Though you can keep control of some vines by regular pruning, some flower less when cut back.

"The Blood-Red Trumpet Vine and bougainvillea must be left unpruned to flower well," says Gordon. "The problem is that they both take up a great deal of room. The trumpet vine has a 75 foot spread, and its trunk gets as wide as a man's arm."

Ground covers can also cause problems. Some grow uninhibited, such as drought tolerant rosemary and acacia redolens, which has small yellow flowers. The latter grows one to 2 feet high and spreads 15 feet.

Many flowers are reseeders, such as alyssum, hollyhocks, foxglove, marigolds, rose campion, Dusty Miller and cosmos. Also invasive are Fountain Grass, which has fuzzy coppery pink or purplish flower spikes and Pampas Grass, which has white or pink plumes.

Although seeder plants can be annoying when they pop up unexpectedly, they usually aren't too much of a problem if reseeding is their only means of propagating.

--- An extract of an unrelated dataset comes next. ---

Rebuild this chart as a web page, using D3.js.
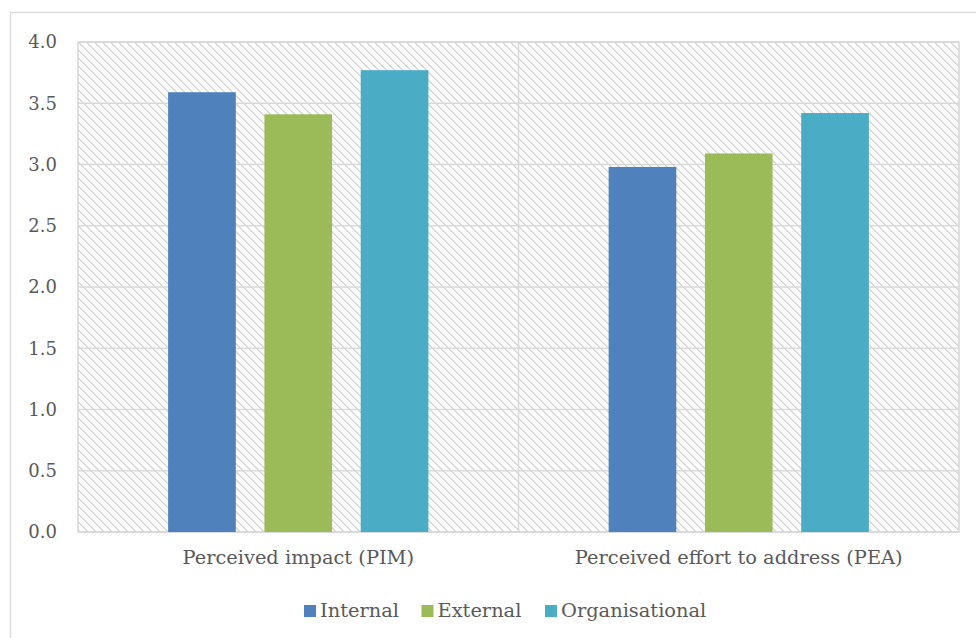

"Weeding these plants out when they are small is the best method of dealing with them," says Gordon. "Once a flower bed is overgrown with an invasive plant, you are faced with a lot of work and may have to sacrifice the desirable plants in the bed to remove all of the unwelcome ones."

The peskiest category of plants to control are those that spread by underground and above ground runners, which cause plants to pop up all over a yard. Though you dig up an undesirable pest in one area, you'll find it growing in another location. Many of these plants compound matters even further by also reseeding.